Thiruvananthapuram: Amidst much speculation of a suspected Nipah virus outbreak in Kerala, the state’s Health Minister KK Shailaja has now confirmed that one person from Ernakulam in Kochi has been tested positive for the deadly virus. Addressing media personnel on Tuesday, the minister said that the suspected victim’s reports were sent to the Pune Virology Institute which confirmed that he had been affected by the virus which claimed as many as 17 lives in the state in May of 2018.
Earlier today, KK Shailaja had claimed that the state health machinery was keeping a close eye on 86 people suspected to have fallen victim to the virus. She added that the government is equipped to handle the situation and a special isolation ward has also been set up at the Ernakulam Medical College in Kochi for this purpose. More details in this regard are awaited as this continues to be a developing situation. However, authorities have confirmed that those who came into contact with the patient are being kept under strict observation.
As per the latest reports, the man tested positive for the virus has been identified as a 21-year-old college student who has been admitted to a private hospital in Kochi. Earlier this week, a meeting of top officials with the Health Department and Ernakulam district authorities was held to review the situation and map a plan of action. The meeting was chaired by Principal Secretary (Health), Rajan Khobragade.

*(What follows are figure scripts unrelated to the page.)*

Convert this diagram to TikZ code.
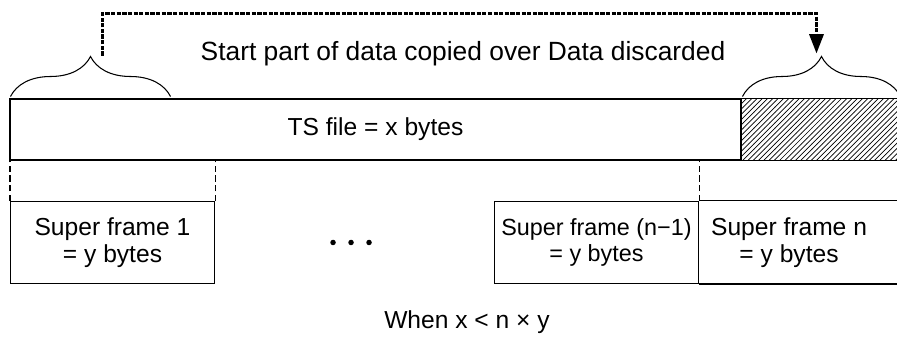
\documentclass[tikz,border=0pt]{standalone}
\usepackage{fontspec}
\setmainfont{Liberation Sans}
\usepackage{tikz}
\usetikzlibrary{calc,patterns,arrows.meta}
\usetikzlibrary{decorations.pathreplacing}
\tikzstyle{frames}=[
  font=\fontsize{14}{15}\selectfont, line width=0.6pt
]
\tikzstyle{filebox}=[
  draw, line width=1.7pt, minimum width=14.62cm, minimum height=1.22cm, inner sep=0pt
]
\tikzstyle{discardbox}=[
  pattern=north east lines, minimum width=3.2cm, minimum height=1.22cm, inner sep=0pt
]
\tikzstyle{sfbox}=[
  draw, minimum width=4.08cm, minimum height=1.64cm, align=center, inner sep=0pt
]
\tikzstyle{sfguide}=[
  dash pattern=on 3.5pt off 2pt
]
\tikzstyle{bracket}=[
  decorate, decoration={brace, amplitude=0.8cm}
]
\tikzstyle{copyline}=[
  line width=1.7pt, dash pattern=on 2.4pt off 0.8pt,
  -{Triangle[width=8pt,length=11pt]}
]

\begin{document}
\begin{tikzpicture}[frames]
    \useasboundingbox (0,0) rectangle (17.94,6.78);

    \node (discard) [discardbox] at (16.42,4.19) {};
    \draw (discard.north west) -- (discard.north east);
    \draw (discard.south west) -- (discard.south east);
    \node (tsfile) [filebox] at (7.51,4.19) {TS file = x bytes};

    \node (sf1) [sfbox] at ($(tsfile.south west) + (2.08, -1.62)$) {
        Super frame 1\\= y bytes
    };
    \node (sfnm1) [sfbox, font=\fontsize{13.3}{15}\selectfont] at ($(tsfile.south west) + (11.76, -1.62)$) {
        Super frame (n−1)\\= y bytes
    };
    \node (sfn) [align=center] at ($(sfnm1.east) + (1.8, 0)$) {
        Super frame n\\= y bytes
    };
    \draw (sfnm1.north east) -- ++(4.5,0);
    \draw (sfnm1.south east) -- ++(4.5,0);

    \draw [sfguide] (sf1.north west) -- (sf1.north west |- tsfile.south);
    \draw [sfguide] (sf1.north east) -- (sf1.north east |- tsfile.south);
    \draw [sfguide] (sfnm1.north east) -- (sfnm1.north east |- tsfile.south);

    \coordinate (dots) at ($(sf1.east) + (2.36, 0)$);
    \foreach \i in {0,1,2}
        \fill ($(dots) + (\i*0.36, 0)$) circle (0.055);

    % braces over the kept and the dropped part
    \draw [bracket] ($(tsfile.north west) + (0.04, 0.02)$) -- ($(tsfile.north west) + (3.24, 0.02)$);
    \draw [bracket] ($(tsfile.north east) + (0, 0.02)$) -- ($(tsfile.north east) + (3.16, 0.02)$);

    \coordinate (copyfrom) at ($(tsfile.north west) + (1.88, 0.84)$);
    \coordinate (copyto) at ($(tsfile.north east) + (1.48, 0.88)$);
    \draw [copyline] (copyfrom) |- ($(copyto) + (0, 0.8)$) -- (copyto);
    \node (copylabel) [font=\fontsize{15}{16}\selectfont] at (9.26,5.7) {Start part of data copied over Data discarded};

    \node (cond) at (9.34,0.34) {When x < n × y};
\end{tikzpicture}
\end{document}
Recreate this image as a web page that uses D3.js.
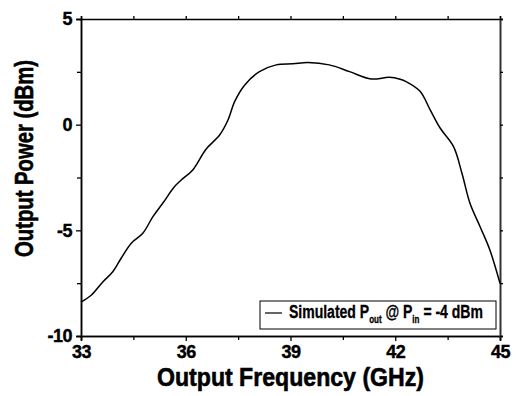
<!DOCTYPE html>
<html>
<head>
<meta charset="utf-8">
<script src="https://cdn.jsdelivr.net/npm/d3@7"></script>
<style>
  body { margin: 0; background: #fff; }
  svg { display: block; }
  text { font-family: Arial, "Liberation Sans", sans-serif; font-weight: bold; fill: #000; }
</style>
</head>
<body>
<svg width="516" height="396"></svg>
<script>
const freq = [33.0, 33.3, 33.63, 33.91, 34.15, 34.44, 34.77, 35.06, 35.34, 35.68, 35.87, 36.2,
  36.58, 36.97, 37.21, 37.4, 37.69, 38.11, 38.59, 39.07, 39.5, 40.11, 40.69, 41.31, 41.83,
  42.14, 42.31, 42.71, 43.0, 43.29, 43.67, 43.91, 44.14, 44.43, 44.71, 45.0];
const pout = [-8.4, -8.06, -7.43, -6.96, -6.32, -5.61, -5.14, -4.35, -3.72, -2.93, -2.62, -2.14,
  -1.16, -0.49, 0.22, 1.09, 1.88, 2.51, 2.83, 2.88, 2.94, 2.83, 2.51, 2.16, 2.24,
  2.15, 2.04, 1.58, 0.7, -0.17, -1.04, -2.3, -3.72, -4.83, -5.93, -7.51];

const xTicks = [33, 36, 39, 42, 45];
const xMinor = [34.5, 37.5, 40.5, 43.5];
const yTicks = [-10, -5, 0, 5];
const yMinor = [-7.5, -2.5, 2.5];

const svg = d3.select("svg");
const mLeft = 81, mRight = 500, mTop = 19, mBottom = 336;

const x = d3.scaleLinear().domain([33, 45]).range([mLeft, mRight]);
const y = d3.scaleLinear().domain([-10, 5]).range([mBottom, mTop]);

function styleAxis(g) {
  g.select(".domain").attr("stroke", "#000").attr("stroke-width", 1.5);
  g.selectAll(".tick line").attr("stroke", "#000").attr("stroke-width", 1.3);
  g.selectAll(".tick text").attr("font-size", 18).attr("font-family", "Arial, 'Liberation Sans', sans-serif")
    .attr("font-weight", "bold").attr("fill", "#000")
    .attr("stroke", "#000").attr("stroke-width", 0.4)
    .attr("letter-spacing", -0.5);
}

// bottom axis
svg.append("g")
  .attr("transform", `translate(0,${mBottom})`)
  .call(d3.axisBottom(x).tickValues(xTicks).tickSize(5).tickPadding(4).tickFormat(d => String(d)))
  .call(styleAxis);
svg.append("g")
  .attr("transform", `translate(0,${mBottom})`)
  .call(d3.axisBottom(x).tickValues(xMinor).tickSize(4).tickFormat(""))
  .call(styleAxis);

// left axis
svg.append("g")
  .attr("transform", `translate(${mLeft},0)`)
  .call(d3.axisLeft(y).tickValues(yTicks).tickSize(5).tickPadding(4).tickFormat(d => String(d)))
  .call(styleAxis);
svg.append("g")
  .attr("transform", `translate(${mLeft},0)`)
  .call(d3.axisLeft(y).tickValues(yMinor).tickSize(4).tickFormat(""))
  .call(styleAxis);

// top and right mirror axes
svg.append("g")
  .attr("transform", `translate(0,${mTop})`)
  .call(d3.axisTop(x).tickValues(xTicks.concat(xMinor)).tickSize(3).tickFormat(""))
  .call(styleAxis);
svg.append("g")
  .attr("transform", `translate(${mRight},0)`)
  .call(d3.axisRight(y).tickValues(yTicks.concat(yMinor)).tickSize(3).tickFormat(""))
  .call(styleAxis)
  .call(g => g.select(".domain").attr("stroke", "#333").attr("stroke-width", 2));

// curve
const line = d3.line()
  .x((d, i) => x(freq[i]))
  .y(d => y(d))
  .curve(d3.curveCatmullRom.alpha(0.5));

svg.append("path")
  .datum(pout)
  .attr("fill", "none")
  .attr("stroke", "#000")
  .attr("stroke-width", 1.5)
  .attr("d", line);

// axis titles
svg.append("text")
  .attr("x", 290.5)
  .attr("y", 386)
  .attr("text-anchor", "middle")
  .attr("font-size", 25.5)
  .attr("stroke", "#000").attr("stroke-width", 0.6)
  .attr("textLength", 267)
  .attr("lengthAdjust", "spacingAndGlyphs")
  .text("Output Frequency (GHz)");

svg.append("text")
  .attr("transform", "translate(33,158.5) rotate(-90)")
  .attr("text-anchor", "middle")
  .attr("font-size", 25)
  .attr("stroke", "#000").attr("stroke-width", 0.6)
  .attr("textLength", 197)
  .attr("lengthAdjust", "spacingAndGlyphs")
  .text("Output Power (dBm)");

// legend
const leg = svg.append("g");
leg.append("rect")
  .attr("x", 260).attr("y", 301).attr("width", 236).attr("height", 28)
  .attr("fill", "#fff").attr("stroke", "#000").attr("stroke-width", 1);
leg.append("line")
  .attr("x1", 265).attr("x2", 282).attr("y1", 313).attr("y2", 313)
  .attr("stroke", "#000").attr("stroke-width", 1.2);
const lt = leg.append("text")
  .attr("font-size", 17.5)
  .attr("stroke", "#000").attr("stroke-width", 0.3);
lt.append("tspan").text("Simulated P");
lt.append("tspan").attr("font-size", 10).attr("dy", 5).text("out");
lt.append("tspan").attr("dy", -5).text(" @ P");
lt.append("tspan").attr("font-size", 10).attr("dy", 5).text("in");
lt.append("tspan").attr("dy", -5).text(" = -4 dBm");
// squeeze the legend label to the narrow width seen in the reference
const natural = lt.node().getComputedTextLength();
lt.attr("transform", `translate(289,318) scale(${194 / natural},1)`);
</script>
</body>
</html>
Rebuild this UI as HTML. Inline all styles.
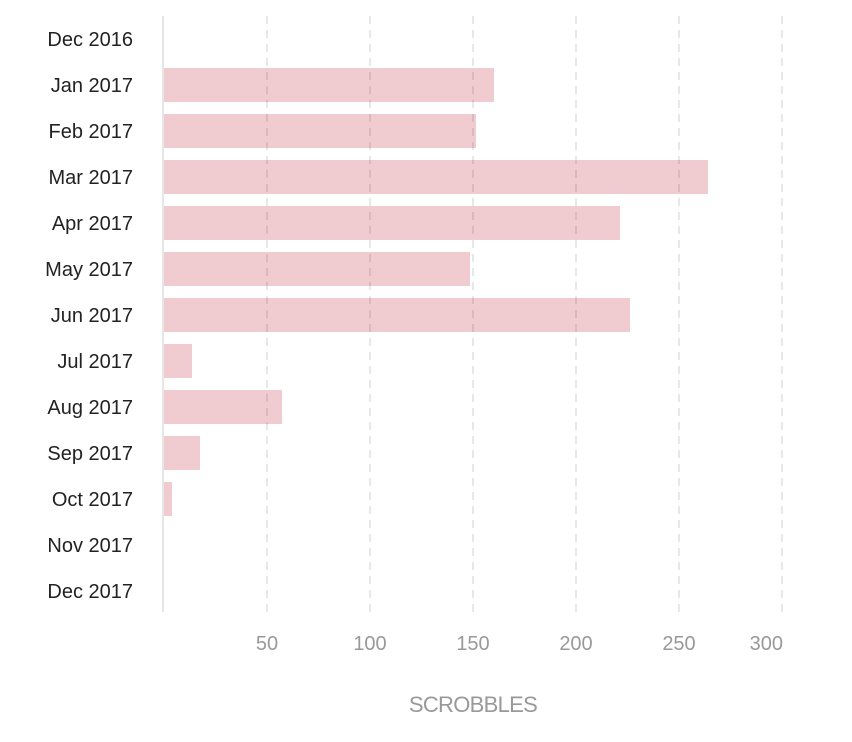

District collector of Ernakulam, Mohammed Y Saffirulla on Monday told media personnel that steps are being taken to ready government and private hospitals to deal with the situation.
In May of 2018, a Nipah virus disease (NiV) was reported from Kozhikode in Malappuram district of Kerala. Government figures put the death toll caused during the outbreak at 14 from Kozhikode and three from neighbouring Malappuram. Several measures were implemented across the state to prevent the spread of the virus and ensure non-contamination of affected persons for over a period of three months.
Nipah can be transmitted through a host of reservoirs, including bats, to both animals and humans. The World Health Organisation (WHO) has confirmed that the first detected case of the infection was reported from Sungai Nipah, a village in Malaysia. Those affected by the virus can witness asymptomatic infection, acute respiratory infection (mild, severe), and fatal encephalitis. Initial symptoms of the virus resemble those of Influenza. However, encephalitis and seizures occur in severe cases leading to the patient progressing to coma within 24 to 48 hours. Union Health Minister Dr Harsh Vardhan has also told media outlets that he is in touch with the Kerala Health Minister and efforts are being made to extend all help to the state machinery in proceeding with a scientific solution. The Union Minister also urged citizens of Kerala to remain calm and not add to a situation of panic.